Tiger Woods withdraws from Players after 9 holes
PONTE VEDRA BEACH, Fla. (AP) — Tiger Woods limped off the golf course and into an uncertain future.
His return at The Players Championship from what he had described as a “minor injury” lasted only nine holes Thursday. Woods withdrew because of pain in his left knee and Achilles, but not before taking 42 shots for his worst nine-hole score on the TPC Sawgrass course.
“I’m having a hard time walking,” he said.
Woods flexed his left knee after hitting tee shots. He took baby steps to climb out of a bunker. He walked with a golf club for support, lagging a football field behind his playing partners with a noticeable limp. His quickest steps were to catch up to Martin Kaymer on the way to the 10th tee to tell him he was done.
Before driving off in a white Mercedes, Woods ducked into a fitness trailer with a sign painted on the side that said, “Is knee pain holding you back?”
The more relevant question is where Woods goes from here.
The crisis in his personal life that led to divorce last summer no longer appears to be the biggest obstacle in regaining his golf game or pursuing Jack Nicklaus’ record 18 majors.
It’s his health.
Woods already has gone through four surgeries on his left knee. Now he has an Achilles problem, too. He has gone 18 months since his last win, three years without adding to his 14 majors, and he has no idea when he will be fit enough to compete again.
It started on the first hole, a 3-wood that “just didn’t feel good” and sailed well to the left into the pine trees. His left foot slipped on the pine straw — similar to the shot on the 17th hole at Augusta National in the third round that caused this latest injury — and he wound up on the side of a mound short of the green, another awkward stance.
“The knee acted up, and then the Achilles followed after that, and then the calf started cramping up,” Woods said. “Everything started getting tight, so it’s just a whole chain reaction.”
Asked if he should have walked off the course earlier, Woods replied, “Probably.”
He stopped on the seventh hole of the fourth round at The Players last year with what turned out to be a minor neck injury. This time he made it only to the ninth hole of the first round. From the fairway, he blasted a 5-wood so far over the green that it landed beyond a bunker, under a tree. He flubbed his chip into the bunker, blasted out to 25 feet and made another bogey.
“Tiger looked like he was in pain today,” said Matt Kuchar, the third in their group. “You could tell he was walking quite slowly, quite gingerly. He was last to get to his ball every time. … Probably by the second hole, you could tell that walk wasn’t normal. And I think by the third hole, started seeing some grimacing.”
Kaymer, who opened with a 67 as he tries to return to No. 1 in the world, was playing with Woods for only the second time.
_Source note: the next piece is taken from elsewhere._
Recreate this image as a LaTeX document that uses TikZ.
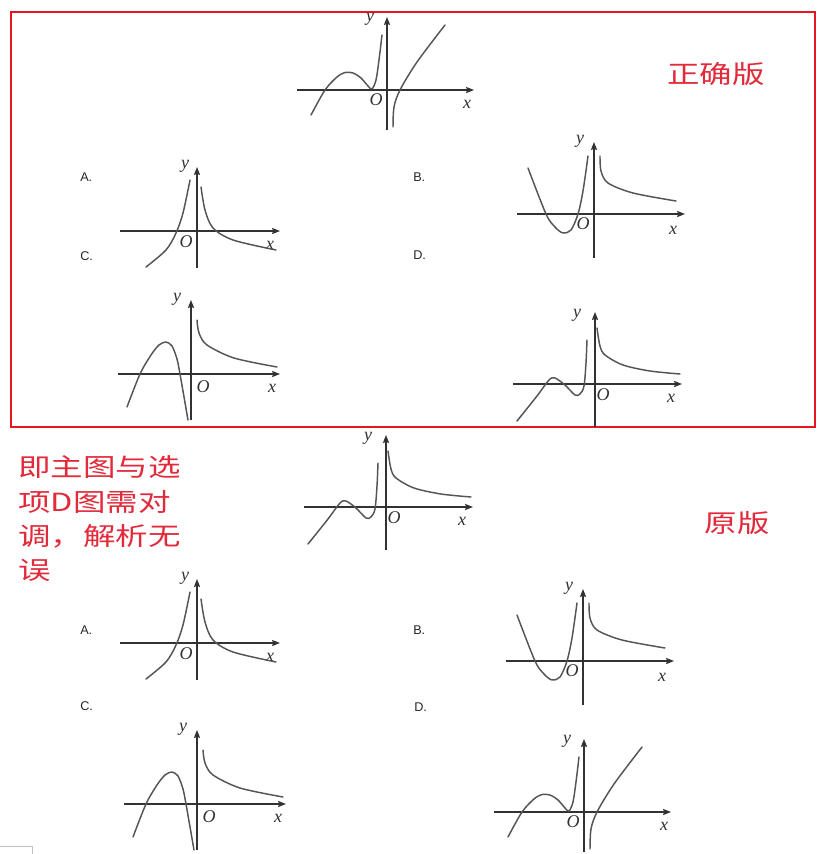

“Nobody really knows how much pain he was in,” Kaymer said. “He was walking really slowly. He was walking behind us. But I didn’t know that it was because of pain, or I just thought that he walks a little slower than me.”
Woods had not played since the Masters, when he said he hurt his knee and Achilles after hitting from the pine straw beneath Eisenhower Tree in the third round. Woods briefly tied for the lead the next day and finished tied for fourth.
He described it as a minor injury two weeks ago when saying that he would skip the Wells Fargo Championship last week, and his coach, Sean Foley, said he had been walking in a protective boot.
Woods did not practice after the Masters until Monday. He did not play golf until Tuesday at Sawgrass — nine holes, then another nine holes on Wednesday. It was not ideal preparation on a course he does not particularly enjoy.
Foley was with Woods on the practice range Thursday morning and said he looked fine. The coach then went to watch two other clients, and while passing by on the ninth hole noticed that Woods was walking some 40 yards behind the others.
“This week I’ve been quite happy that he had that layoff and still looked quite a bit like the weekend at Augusta,” Foley said. “I don’t know. I don’t think it’s so much his swing as the walking, you know? It’s the whole thing. You get out of bed, who knows?”
Off the tee, Woods looked fine. He hit his driver 40 yards by Kaymer and Kuchar on No. 9, and he was 30 yards past Kaymer on No. 5. Of the five times in seven holes that Woods hit the fairway, however, he never once hit the green.
His only birdie putt came on the par-3 third, and he missed that from 15 feet.
On the next hole, he pulled his tee shot into the mounds left of the fairway, then said, “No!” when his next shot found the water. After taking a penalty drop some 30 yards short of the hazard, Woods’ pitch shot to a back pin hit the bulkhead and went back into the pond. He had to make a 20-foot putt for triple bogey.
Asked if the triple bogey was related to his knee, Woods said, “The tee shot was. It grabbed me on the tee shot there. But the pitch shots weren’t. Those were just bad pitch shots. Those were just awful.”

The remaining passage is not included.